Plotting code records:
════════════════

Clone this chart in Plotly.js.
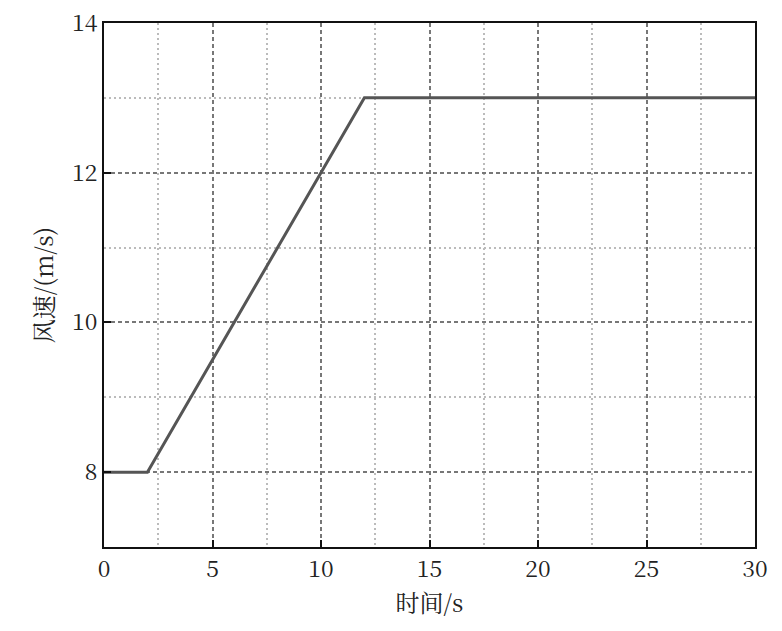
<!DOCTYPE html>
<html>
<head>
<meta charset="utf-8">
<script src="https://cdn.plot.ly/plotly-3.0.1.min.js"></script>
</head>
<body style="margin:0;padding:0;background:#fff">
<div id="chart" style="width:782px;height:631px"></div>
<script>
// Data
const timeS = [0, 2, 12, 30];
const windSpeed = [8, 8, 13, 13];
const xTickVals = [0, 5, 10, 15, 20, 25, 30];
const xMinorVals = [2.5, 7.5, 12.5, 17.5, 22.5, 27.5];
const yTickVals = [8, 10, 12, 14];
const yMinorVals = [9, 11, 13];
const xTitle = '时间/s';
const yTitle = '风速/(m/s)';

const fontFamily = 'Noto Serif CJK SC';

const trace = {
  x: timeS,
  y: windSpeed,
  type: 'scatter',
  mode: 'lines',
  line: {color: '#555555', width: 3},
  showlegend: false,
  hoverinfo: 'skip'
};

const gridMajor = '#777777';
const gridMinor = '#bbbbbb';

function axisBase() {
  return {
    ticks: 'inside',
    ticklen: 7,
    tickwidth: 2,
    tickcolor: '#111',
    showline: true,
    linecolor: '#111',
    linewidth: 2,
    mirror: true,
    showgrid: true,
    gridcolor: gridMajor,
    griddash: '4px,3px',
    gridwidth: 1.5,
    zeroline: false,
    tickfont: {family: fontFamily, size: 23, color: '#222222'},
    automargin: false
  };
}

const layout = {
  width: 782,
  height: 631,
  margin: {l: 104, r: 27, t: 23, b: 84},
  paper_bgcolor: '#ffffff',
  plot_bgcolor: '#ffffff',
  font: {family: fontFamily, size: 24, color: '#222222'},
  xaxis: Object.assign(axisBase(), {
    range: [0, 30],
    tickmode: 'array',
    tickvals: xTickVals,
    ticktext: xTickVals.map(String),
    minor: {tickmode: 'array', tickvals: xMinorVals, showgrid: true, gridcolor: gridMinor, griddash: '2px,3px', gridwidth: 1.5, ticks: ''},
    title: {text: xTitle, font: {family: fontFamily, size: 24, color: '#222222'}, standoff: 4}
  }),
  yaxis: Object.assign(axisBase(), {
    range: [7, 14],
    tickmode: 'array',
    tickvals: yTickVals,
    ticktext: yTickVals.map(String),
    minor: {tickmode: 'array', tickvals: yMinorVals, showgrid: true, gridcolor: gridMinor, griddash: '2px,3px', gridwidth: 1.5, ticks: ''},
    title: {text: yTitle, font: {family: fontFamily, size: 24, color: '#222222'}, standoff: 12}
  })
};

Plotly.newPlot('chart', [trace], layout, {displayModeBar: false});
</script>
</body>
</html>
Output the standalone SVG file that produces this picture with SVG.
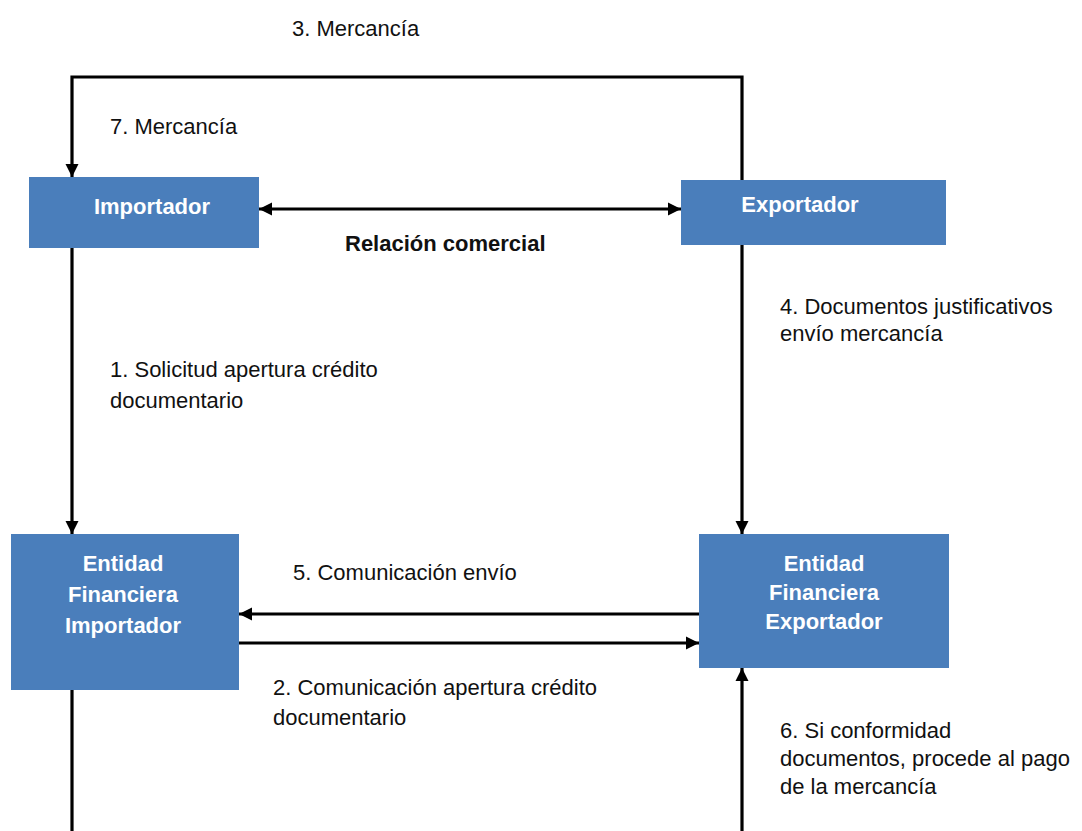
<svg xmlns="http://www.w3.org/2000/svg" width="1082" height="831" viewBox="0 0 1082 831">
<style>
.box{fill:#4a7ebb}
.bt{font-family:"Liberation Sans",Arial,sans-serif;font-size:22px;font-weight:bold;fill:#ffffff;text-anchor:middle}
.lb{font-family:"Liberation Sans",Arial,sans-serif;font-size:22px;fill:#111111}
.lbb{font-family:"Liberation Sans",Arial,sans-serif;font-size:22px;font-weight:bold;fill:#111111}
.ln{fill:none;stroke:#000000;stroke-width:3.2}
</style>
<defs>
<marker id="ah" markerUnits="userSpaceOnUse" markerWidth="14" markerHeight="14" viewBox="0 0 14 14" refX="13" refY="7" orient="auto-start-reverse">
<path d="M0,0.5 L13,7 L0,13.5 z" fill="#000000"/>
</marker>
</defs>
<rect width="1082" height="831" fill="#ffffff"/>
<g id="connectors">
<path class="ln" d="M742,180 L742,77 L72,77 L72,177" marker-end="url(#ah)"/>
<path class="ln" d="M259,209 L681,209" marker-start="url(#ah)" marker-end="url(#ah)"/>
<path class="ln" d="M72,248 L72,534" marker-end="url(#ah)"/>
<path class="ln" d="M742,245 L742,534" marker-end="url(#ah)"/>
<path class="ln" d="M699,614 L239,614" marker-end="url(#ah)"/>
<path class="ln" d="M239,643 L699,643" marker-end="url(#ah)"/>
<path class="ln" d="M72,690 L72,831"/>
<path class="ln" d="M742,831 L742,668" marker-end="url(#ah)"/>
</g>
<g id="importador">
<rect class="box" x="29" y="177" width="230" height="71"/>
<text class="bt" x="152" y="214">Importador</text>
</g>
<g id="exportador">
<rect class="box" x="681" y="180" width="265" height="65"/>
<text class="bt" x="800" y="212">Exportador</text>
</g>
<g id="entidad-importador">
<rect class="box" x="11" y="534" width="228" height="156"/>
<text class="bt" x="123" y="571">Entidad</text>
<text class="bt" x="123" y="602">Financiera</text>
<text class="bt" x="123" y="633">Importador</text>
</g>
<g id="entidad-exportador">
<rect class="box" x="699" y="534" width="250" height="134"/>
<text class="bt" x="824" y="571">Entidad</text>
<text class="bt" x="824" y="600">Financiera</text>
<text class="bt" x="824" y="629">Exportador</text>
</g>
<g id="labels">
<text class="lb" x="292" y="36">3. Mercancía</text>
<text class="lb" x="110" y="134">7. Mercancía</text>
<text class="lbb" x="345" y="251">Relación comercial</text>
<text class="lb" x="780" y="314">4. Documentos justificativos</text>
<text class="lb" x="780" y="341">envío mercancía</text>
<text class="lb" x="110" y="377">1. Solicitud apertura crédito</text>
<text class="lb" x="110" y="408">documentario</text>
<text class="lb" x="293" y="580">5. Comunicación envío</text>
<text class="lb" x="273" y="695">2. Comunicación apertura crédito</text>
<text class="lb" x="273" y="725">documentario</text>
<text class="lb" x="780" y="738">6. Si conformidad</text>
<text class="lb" x="780" y="766">documentos, procede al pago</text>
<text class="lb" x="780" y="794">de la mercancía</text>
</g>
</svg>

════════════════

▸ What you have to do
Leave out the pictures and reproduce the rest of the listing exactly.

▸ Solution below
Clone this chart in Plotly.js.
<!DOCTYPE html>
<html>
<head>
<meta charset="utf-8">
<script src="https://cdn.plot.ly/plotly-3.0.1.min.js"></script>
</head>
<body style="margin:0;padding:0;background:#fff">
<div id="chart" style="width:782px;height:631px"></div>
<script>
// Data
const timeS = [0, 2, 12, 30];
const windSpeed = [8, 8, 13, 13];
const xTickVals = [0, 5, 10, 15, 20, 25, 30];
const xMinorVals = [2.5, 7.5, 12.5, 17.5, 22.5, 27.5];
const yTickVals = [8, 10, 12, 14];
const yMinorVals = [9, 11, 13];
const xTitle = '时间/s';
const yTitle = '风速/(m/s)';

const fontFamily = 'Noto Serif CJK SC';

const trace = {
  x: timeS,
  y: windSpeed,
  type: 'scatter',
  mode: 'lines',
  line: {color: '#555555', width: 3},
  showlegend: false,
  hoverinfo: 'skip'
};

const gridMajor = '#777777';
const gridMinor = '#bbbbbb';

function axisBase() {
  return {
    ticks: 'inside',
    ticklen: 7,
    tickwidth: 2,
    tickcolor: '#111',
    showline: true,
    linecolor: '#111',
    linewidth: 2,
    mirror: true,
    showgrid: true,
    gridcolor: gridMajor,
    griddash: '4px,3px',
    gridwidth: 1.5,
    zeroline: false,
    tickfont: {family: fontFamily, size: 23, color: '#222222'},
    automargin: false
  };
}

const layout = {
  width: 782,
  height: 631,
  margin: {l: 104, r: 27, t: 23, b: 84},
  paper_bgcolor: '#ffffff',
  plot_bgcolor: '#ffffff',
  font: {family: fontFamily, size: 24, color: '#222222'},
  xaxis: Object.assign(axisBase(), {
    range: [0, 30],
    tickmode: 'array',
    tickvals: xTickVals,
    ticktext: xTickVals.map(String),
    minor: {tickmode: 'array', tickvals: xMinorVals, showgrid: true, gridcolor: gridMinor, griddash: '2px,3px', gridwidth: 1.5, ticks: ''},
    title: {text: xTitle, font: {family: fontFamily, size: 24, color: '#222222'}, standoff: 4}
  }),
  yaxis: Object.assign(axisBase(), {
    range: [7, 14],
    tickmode: 'array',
    tickvals: yTickVals,
    ticktext: yTickVals.map(String),
    minor: {tickmode: 'array', tickvals: yMinorVals, showgrid: true, gridcolor: gridMinor, griddash: '2px,3px', gridwidth: 1.5, ticks: ''},
    title: {text: yTitle, font: {family: fontFamily, size: 24, color: '#222222'}, standoff: 12}
  })
};

Plotly.newPlot('chart', [trace], layout, {displayModeBar: false});
</script>
</body>
</html>
Output the standalone SVG file that produces this picture with SVG.
<svg xmlns="http://www.w3.org/2000/svg" width="1082" height="831" viewBox="0 0 1082 831">
<style>
.box{fill:#4a7ebb}
.bt{font-family:"Liberation Sans",Arial,sans-serif;font-size:22px;font-weight:bold;fill:#ffffff;text-anchor:middle}
.lb{font-family:"Liberation Sans",Arial,sans-serif;font-size:22px;fill:#111111}
.lbb{font-family:"Liberation Sans",Arial,sans-serif;font-size:22px;font-weight:bold;fill:#111111}
.ln{fill:none;stroke:#000000;stroke-width:3.2}
</style>
<defs>
<marker id="ah" markerUnits="userSpaceOnUse" markerWidth="14" markerHeight="14" viewBox="0 0 14 14" refX="13" refY="7" orient="auto-start-reverse">
<path d="M0,0.5 L13,7 L0,13.5 z" fill="#000000"/>
</marker>
</defs>
<rect width="1082" height="831" fill="#ffffff"/>
<g id="connectors">
<path class="ln" d="M742,180 L742,77 L72,77 L72,177" marker-end="url(#ah)"/>
<path class="ln" d="M259,209 L681,209" marker-start="url(#ah)" marker-end="url(#ah)"/>
<path class="ln" d="M72,248 L72,534" marker-end="url(#ah)"/>
<path class="ln" d="M742,245 L742,534" marker-end="url(#ah)"/>
<path class="ln" d="M699,614 L239,614" marker-end="url(#ah)"/>
<path class="ln" d="M239,643 L699,643" marker-end="url(#ah)"/>
<path class="ln" d="M72,690 L72,831"/>
<path class="ln" d="M742,831 L742,668" marker-end="url(#ah)"/>
</g>
<g id="importador">
<rect class="box" x="29" y="177" width="230" height="71"/>
<text class="bt" x="152" y="214">Importador</text>
</g>
<g id="exportador">
<rect class="box" x="681" y="180" width="265" height="65"/>
<text class="bt" x="800" y="212">Exportador</text>
</g>
<g id="entidad-importador">
<rect class="box" x="11" y="534" width="228" height="156"/>
<text class="bt" x="123" y="571">Entidad</text>
<text class="bt" x="123" y="602">Financiera</text>
<text class="bt" x="123" y="633">Importador</text>
</g>
<g id="entidad-exportador">
<rect class="box" x="699" y="534" width="250" height="134"/>
<text class="bt" x="824" y="571">Entidad</text>
<text class="bt" x="824" y="600">Financiera</text>
<text class="bt" x="824" y="629">Exportador</text>
</g>
<g id="labels">
<text class="lb" x="292" y="36">3. Mercancía</text>
<text class="lb" x="110" y="134">7. Mercancía</text>
<text class="lbb" x="345" y="251">Relación comercial</text>
<text class="lb" x="780" y="314">4. Documentos justificativos</text>
<text class="lb" x="780" y="341">envío mercancía</text>
<text class="lb" x="110" y="377">1. Solicitud apertura crédito</text>
<text class="lb" x="110" y="408">documentario</text>
<text class="lb" x="293" y="580">5. Comunicación envío</text>
<text class="lb" x="273" y="695">2. Comunicación apertura crédito</text>
<text class="lb" x="273" y="725">documentario</text>
<text class="lb" x="780" y="738">6. Si conformidad</text>
<text class="lb" x="780" y="766">documentos, procede al pago</text>
<text class="lb" x="780" y="794">de la mercancía</text>
</g>
</svg>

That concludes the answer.